:: Challenge ::
Tally the lines in the listing below that include "standalone". Answer with the count and nothing more.

Entries with chart source code
%%
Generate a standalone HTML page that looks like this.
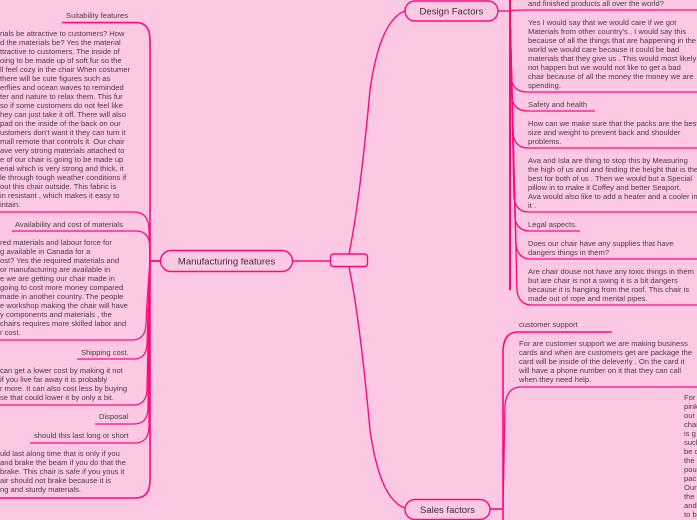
<!DOCTYPE html>
<html><head><meta charset="utf-8"><style>
html,body{margin:0;padding:0;background:#fdc8e4;width:697px;height:520px;overflow:hidden}
svg{display:block}
text{font-family:"Liberation Sans",sans-serif;font-size:7.6px;fill:#4a3b45}
.n{font-size:9.5px;fill:#3a2d36}
</style></head><body>
<svg width="697" height="520" viewBox="0 0 697 520" xmlns="http://www.w3.org/2000/svg">
<g fill="none" stroke="#ff0a78" stroke-width="1.3">
<!-- left branch -->
<path d="M150 261 L150 40 Q150 22.5 136 22.5 L62 22.5" stroke-width="1.6"/>
<path d="M150 261 L149 228 Q148 212 134 212 L0 212"/>
<path d="M150 261 L150 246 Q149 231 136 231 L12 231"/>
<path d="M150 261 L150 480 Q150 498 136 498 L0 498" stroke-width="1.6"/>
<path d="M150 261 Q147 300 146 325 Q145 340 132 340 L0 340"/>
<path d="M150 261 Q148 320 147 345 Q146 359 134 359 L77 359"/>
<path d="M150 261 Q148 340 147 390 Q146 405 134 405 L0 405"/>
<path d="M150 261 Q149 360 148 410 Q147 424 134 424 L95 424"/>
<path d="M150 261 Q149 380 149 428 Q148 443 135 443 L30 443"/>
<path d="M150 261 L160 261" stroke-width="1.8"/>
<path d="M293 261 L330 261" stroke-width="1.4"/>
<!-- center to design/sales -->
<path d="M349 254 Q360 200 370 90 Q380 20 405 11" stroke-width="1.4"/>
<path d="M349 267 Q360 320 370 430 Q380 500 405 508" stroke-width="1.4"/>
<!-- design right -->
<path d="M498 11 L510 11" stroke-width="1.4"/>
<path d="M510 0 L510 290" stroke-width="2"/>
<path d="M510 11 Q512 10 527 10 L697 10"/>
<path d="M510 11 L511 78 Q513 92 527 92 L697 92"/>
<path d="M510 11 L512 98 Q514 111 528 111 L595 111"/>
<path d="M510 11 L513 134 Q515 148 528 148 L697 148"/>
<path d="M510 11 L514 198 Q516 212 529 212 L697 212"/>
<path d="M510 11 L515 218 Q517 231 530 231 L580 231"/>
<path d="M510 11 L516 245 Q518 259 531 259 L697 259"/>
<path d="M510 11 L517 291 Q519 305 532 305 L697 305"/>
<!-- sales -->
<path d="M490 509 L503 509" stroke-width="1.6"/>
<path d="M503 520 L503 350 Q504 332 518 332 L612 332" stroke-width="1.6"/>
<path d="M503 509 L505 405 Q507 387 521 387 L697 387"/>
</g>
<g fill="#fdc8e4" stroke="#ff0a78" stroke-width="1.4">
<rect x="330.5" y="254" width="37" height="12.5" rx="3"/>
<rect x="160.5" y="250.5" width="132" height="21" rx="10.5"/>
<rect x="405" y="1" width="93" height="20" rx="10"/>
<rect x="405" y="499.5" width="85" height="20" rx="10"/>
</g>
<text class="n" x="226.5" y="264.5" text-anchor="middle">Manufacturing features</text>
<text class="n" x="451.5" y="14.5" text-anchor="middle">Design Factors</text>
<text class="n" x="447.5" y="513" text-anchor="middle">Sales factors</text>

<text x="66" y="18">Suitability features</text>
<g>
<text x="0" y="36">rials be attractive to customers? How</text>
<text x="0" y="45">d the materials be? Yes the material</text>
<text x="0" y="54">ttractive to customers. The inside of</text>
<text x="0" y="63">oing to be made up of soft fur so the</text>
<text x="0" y="72">ll feel cozy in the chair When costumer</text>
<text x="0" y="81"> there will be cute figures such as</text>
<text x="0" y="90">erflies and ocean waves to reminded</text>
<text x="0" y="99">ter and nature to relax them. This fur</text>
<text x="0" y="108"> so if some customers do not feel like</text>
<text x="0" y="117">hey can just take it off. There will also</text>
<text x="0" y="126">pad on the inside of the back on our</text>
<text x="0" y="135">ustomers don't want it they can turn it</text>
<text x="0" y="144">mall remote that controls it. Our chair</text>
<text x="0" y="153">ave very strong materials attached to</text>
<text x="0" y="162">e of our chair is going to be made up</text>
<text x="0" y="171">erial which is very strong and thick, it</text>
<text x="0" y="180">le through tough weather conditions if</text>
<text x="0" y="189">out this chair outside.  This fabric is</text>
<text x="0" y="198">in resistant , which makes it easy to</text>
<text x="0" y="207">intain.</text>
</g>
<text x="15" y="227">Availability and cost of materials</text>
<g>
<text x="0" y="245">red materials and labour  force for</text>
<text x="0" y="254">g available in Canada for a</text>
<text x="0" y="263">ost? Yes the required materials and</text>
<text x="0" y="272">or manufacturing are available in</text>
<text x="0" y="281">e we are getting our chair made in</text>
<text x="0" y="290">going to cost more money compared</text>
<text x="0" y="299">made in another country.   The people</text>
<text x="0" y="308">e workshop making the chair will have</text>
<text x="0" y="317">y components and materials , the</text>
<text x="0" y="326">chairs requires more skilled labor and</text>
<text x="0" y="335">r cost.</text>
</g>
<text x="81" y="355">Shipping cost.</text>
<text x="0" y="373"> can get a lower cost by making it not</text>
<text x="0" y="382"> if you live far away it is probably</text>
<text x="0" y="391">r more. It can also cost less by buying</text>
<text x="0" y="400">se that could lower it by only a bit.</text>
<text x="99" y="419">Disposal</text>
<text x="34" y="438">should this last long or short</text>
<text x="0" y="456">uld last along time that is only if you</text>
<text x="0" y="465"> and brake the beam if you do that the</text>
<text x="0" y="474">brake. This chair is safe if you yous it</text>
<text x="0" y="483">air should not brake because it is</text>
<text x="0" y="492">ng and sturdy materials.</text>

<g>
<text x="528" y="6">and finished products all over the world?</text>
<text x="528" y="25">Yes  I would say that we  would care if we got</text>
<text x="528" y="34">Materials from other country's . I would say this</text>
<text x="528" y="43">because of all the things that are happening in the</text>
<text x="528" y="52">world we would care because it could be bad</text>
<text x="528" y="61">materials that they give us .  This would most likely</text>
<text x="528" y="70">not happen but we would not like to get a bad</text>
<text x="528" y="79">chair because of all the money the money we are</text>
<text x="528" y="88">spending.</text>
<text x="528" y="107">Safety and health</text>
<text x="528" y="126">How can we make sure that the packs are the best</text>
<text x="528" y="135">size and weight to prevent back and shoulder</text>
<text x="528" y="144">problems.</text>
<text x="528" y="163">Ava and Isla are thing to stop this by Measuring</text>
<text x="528" y="172">the high of us and and finding the height that is the</text>
<text x="528" y="181">best for both of us . Then we would but a  Special</text>
<text x="528" y="190">pillow  in to make it Coffey and better Seaport.</text>
<text x="528" y="199">Ava would also like to add a heater and a cooler in</text>
<text x="528" y="208">it .</text>
<text x="528" y="227">Legal aspects.</text>
<text x="528" y="246">Does our chair have any supplies that have</text>
<text x="528" y="255">dangers things in them?</text>
<text x="528" y="274">Are chair douse not have any toxic things in them</text>
<text x="528" y="283">but are chair is not a swing it is a bit dangers</text>
<text x="528" y="292">because it is hanging from the roof.  This chair is</text>
<text x="528" y="301">made out of rope and mental pipes.</text>
<text x="519" y="327">customer support</text>
<text x="519" y="346">For are customer support  we are making business</text>
<text x="519" y="355">cards and when are customers get are package the</text>
<text x="519" y="364">card will be inside of the deleverly . On the card it</text>
<text x="519" y="373">will have a phone number on it that they can  call</text>
<text x="519" y="382">when they need help.</text>
<text x="684" y="400">For</text>
<text x="684" y="409">pink</text>
<text x="684" y="418">our</text>
<text x="684" y="427">chai</text>
<text x="684" y="436">is g</text>
<text x="684" y="445">such</text>
<text x="684" y="454">be c</text>
<text x="684" y="463">the</text>
<text x="684" y="472">pou</text>
<text x="684" y="481">pac</text>
<text x="684" y="490">Our</text>
<text x="684" y="499">the</text>
<text x="684" y="508">and</text>
<text x="684" y="517">to b</text>
</g>
</svg>
</body></html>
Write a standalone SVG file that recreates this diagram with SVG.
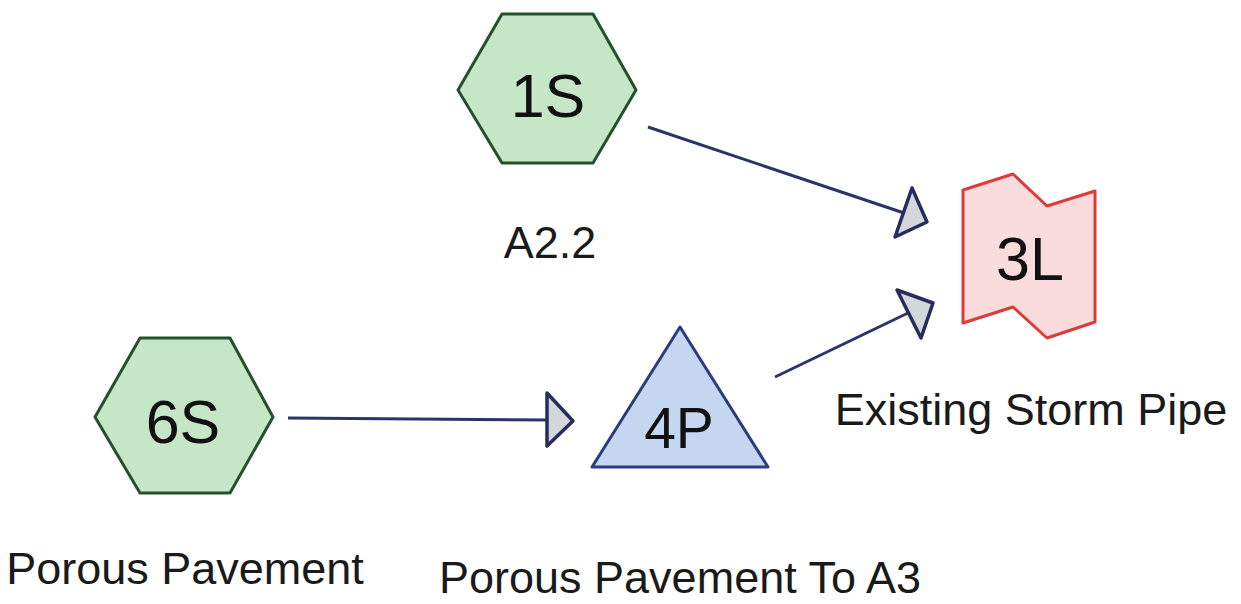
<svg xmlns="http://www.w3.org/2000/svg" width="1241" height="604" viewBox="0 0 1241 604">
<style>
.hex{fill:#c6e6c8;stroke:#24502e;stroke-width:3;stroke-linejoin:round}
.pond{fill:#c4d6f0;stroke:#2c3c7e;stroke-width:3;stroke-linejoin:round}
.link{fill:#fbdcdc;stroke:#dd3b3b;stroke-width:3;stroke-linejoin:round}
.edge{fill:none;stroke:#2b3468;stroke-width:3}
.head{fill:#d3d7da;stroke:#242d5e;stroke-width:3.5;stroke-linejoin:round}
.nt{font-family:"Liberation Sans",Arial,sans-serif;font-size:61px;fill:#111;text-anchor:middle}
.lt{font-family:"Liberation Sans",Arial,sans-serif;font-size:45px;fill:#1a1a1a;text-anchor:middle}
</style>
<rect width="1241" height="604" fill="#ffffff"/>
<g id="connectors">
<line class="edge" x1="648" y1="127" x2="904" y2="213"/>
<polygon class="head" points="912,188 927,222 895,237"/>
<line class="edge" x1="775" y1="377" x2="908" y2="313"/>
<polygon class="head" points="897,290 933,303 921,338"/>
<line class="edge" x1="288" y1="418" x2="548" y2="420"/>
<polygon class="head" points="547,393 573,421 547,446"/>
</g>
<g id="node-1S">
<polygon class="hex" points="458,90 502,14 593,14 636,90 593,163 502,163"/>
<text class="nt" x="548" y="117">1S</text>
<text class="lt" x="550" y="258">A2.2</text>
</g>
<g id="node-6S">
<polygon class="hex" points="95,417 140,338 230,338 273,417 230,493 140,493"/>
<text class="nt" x="183" y="443">6S</text>
<text class="lt" x="185" y="584">Porous Pavement</text>
</g>
<g id="node-4P">
<polygon class="pond" points="680,327 768,467 592,467"/>
<text class="nt" x="679" y="448" style="font-size:57px">4P</text>
<text class="lt" x="680" y="593">Porous Pavement To A3</text>
</g>
<g id="node-3L">
<polygon class="link" points="963,190 1013,174 1047,206 1095,191 1095,322 1047,338 1013,307 963,323"/>
<text class="nt" x="1030" y="280">3L</text>
<text class="lt" x="1031" y="425">Existing Storm Pipe</text>
</g>
</svg>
%%
:: Solution to this exercise ::
2